Transaction Fraud Risk Intelligence Analytics
Overview
This project builds an end-to-end fraud risk analytics pipeline using the BankSim synthetic transaction dataset. The objective is to identify high-risk transactions through engineered behavioral signals and translate model output into business decision intelligence via a multi-page Power BI dashboard.
The workflow covers:
- SQL-based data preparation
- Feature engineering
- Risk scoring framework
- Performance evaluation metrics
- Operational and financial impact visualization
This simulates a real financial risk analytics use case aligned with card network / digital payment monitoring environments.
Business Problem
Financial institutions process large transaction volumes where manual review capacity is limited. The challenge is to:
- Detect fraudulent behavior early
- Prioritize transactions for investigation
- Minimize financial losses
- Control operational review cost
This project builds a rule-driven risk scoring system to:
- Segment transactions into actionable risk tiers
- Evaluate detection performance
- Quantify financial tradeoffs between intervention and loss
Dataset
- Source: BankSim synthetic transaction dataset
- Transaction-level behavioral data
- Includes customer, merchant, amount, category, and fraud labels
Used for realistic fraud analytics experimentation without exposing sensitive financial data.
Architecture
CSV Dataset ↓ MySQL Ingestion (banksim_raw) ↓ Feature Engineering Tables ├── customer_velocity ├── customer_spend_baseline ├── category_risk └── zipcode_risk ↓ Risk Scoring Table └── transaction_risk_score ↓ Power BI Semantic Model ↓ Interactive Executive Dashboard
Risk Logic (Implemented)
This project uses interpretable rule-based scoring derived from behavioral signals.
1️⃣ Velocity Risk
Measures transaction frequency concentration.

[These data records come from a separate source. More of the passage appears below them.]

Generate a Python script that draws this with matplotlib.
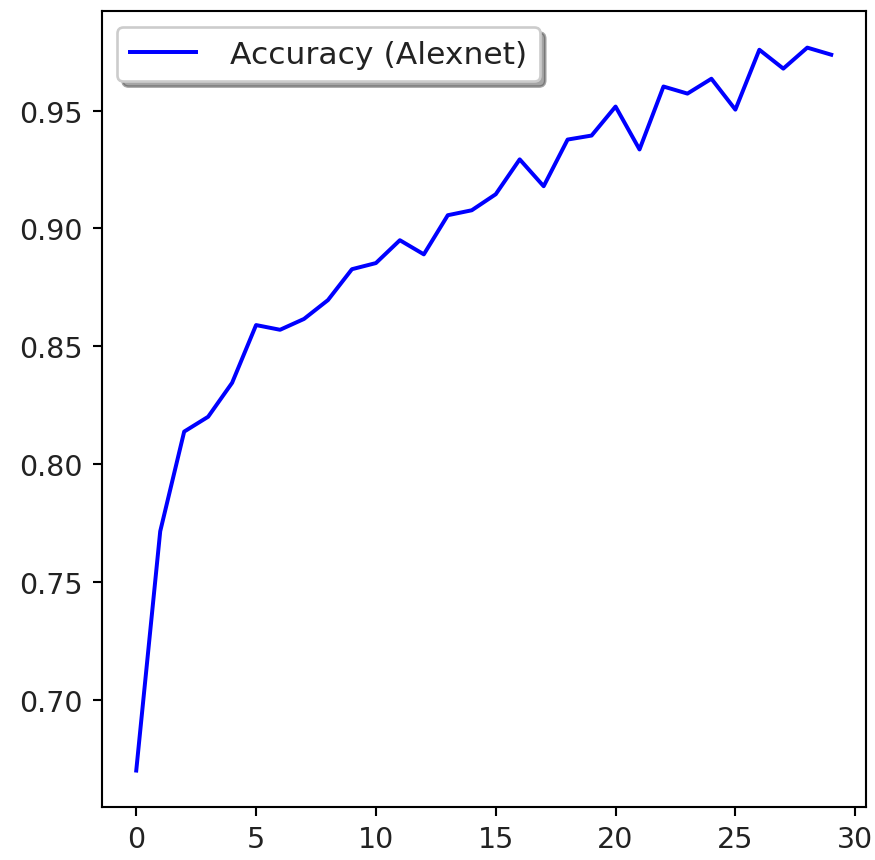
import matplotlib
matplotlib.use("Agg")
import matplotlib.pyplot as plt

# Per-epoch training accuracy of the AlexNet model
epochs = list(range(30))
accuracy = [0.670, 0.7715, 0.8138, 0.8201, 0.8345, 0.8590, 0.8570, 0.8616,
            0.8696, 0.8827, 0.8853, 0.8950, 0.8890, 0.9056, 0.9077, 0.9145,
            0.9293, 0.9179, 0.9377, 0.9394, 0.9517, 0.9335, 0.9602, 0.9572,
            0.9635, 0.9504, 0.9758, 0.9678, 0.9767, 0.9737]
series_label = "Accuracy (Alexnet)"

DPI = 190
text_color = "#222222"
fig = plt.figure(figsize=(875 / DPI, 861 / DPI), dpi=DPI)
ax = fig.add_axes([0.116, 0.0619, 0.8737, 0.9236])

ax.plot(epochs, accuracy, color="blue", linewidth=1.5, label=series_label)
ax.tick_params(labelsize=10.8, labelcolor=text_color)
leg = ax.legend(loc="upper left", fontsize=11.9, shadow=True, fancybox=True,
                handlelength=2.1, handletextpad=1.1)
for t in leg.get_texts():
    t.set_color(text_color)

fig.savefig("out.png", dpi=DPI)
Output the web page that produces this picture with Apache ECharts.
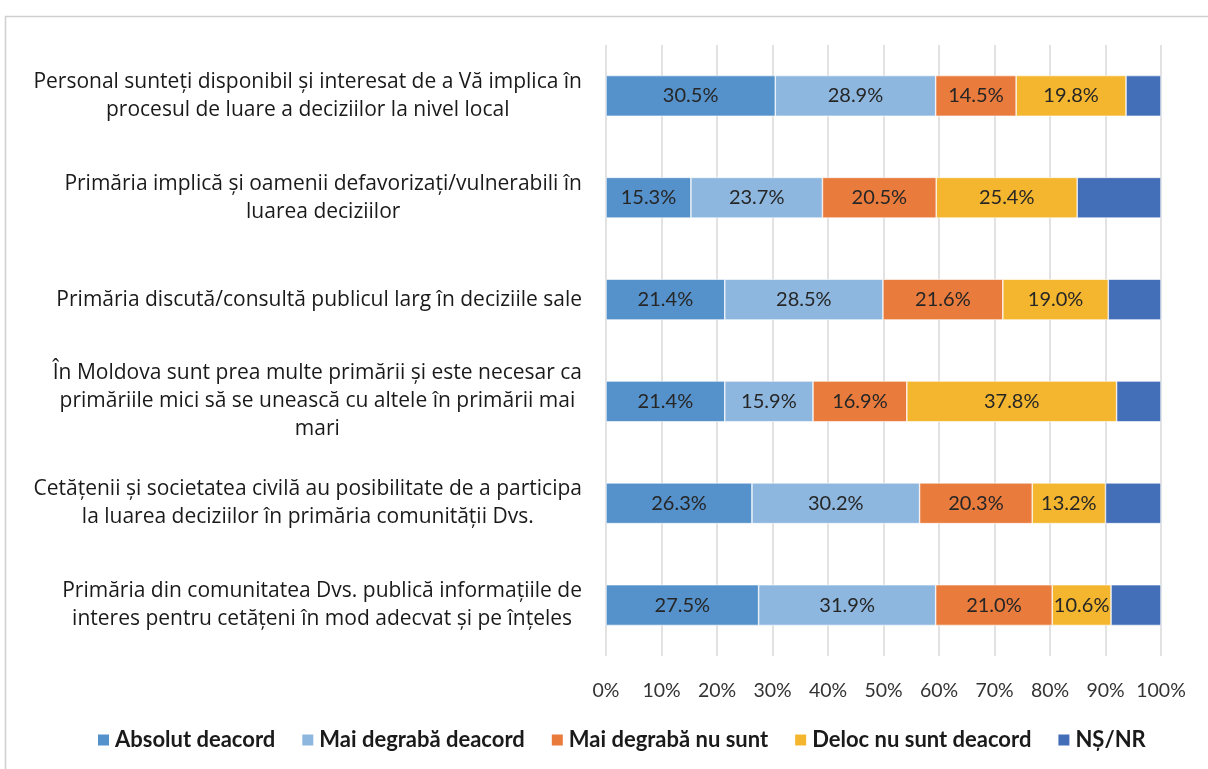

- tx_per_day ≥ 5 → Score 30
- tx_per_day ≥ 3 → Score 20
- Otherwise → Score 5
2️⃣ Amount Deviation Risk
Detects abnormal spending relative to user baseline.
- amount ≥ 2× average → Score 40
- amount ≥ 1.5× average → Score 25
- Otherwise → Score 5
3️⃣ Category Risk
Captures systemic fraud exposure by transaction category.
- fraud_rate ≥ 10% → Score 30
- fraud_rate ≥ 5% → Score 20
- Otherwise → Score 5
4️⃣ Final Risk Score
total_risk_score = velocity_risk
- amount_risk
- category_risk
5️⃣ Risk Tier Assignment
- High → Score ≥ 85
- Medium → Score ≥ 55
- Low → Otherwise
This tier drives downstream prioritization and analytics.
Model Evaluation Metrics
Calculated using SQL aggregation:
- Precision (High Risk)
- Recall / Fraud Capture Rate
- False Positive Rate
- Tier-wise Fraud Rate
These metrics support assessment of detection effectiveness and operational impact.
Business Impact
This project demonstrates how raw transaction data can be converted into practical fraud decision support.
By implementing behavioral risk scoring and tier-based prioritization, organizations can:
- Focus investigation efforts on the most economically risky transactions
- Reduce manual review inefficiencies through structured risk segmentation
- Quantify how much fraud is actually being captured
- Understand the trade-off between detection coverage and false positives
- Measure financial value generated from fraud prevention efforts
Instead of reacting to losses after they occur, this framework enables proactive risk management supported by measurable performance metrics and financial impact analysis. It establishes a scalable, explainable foundation for structured fraud monitoring and continuous performance optimization.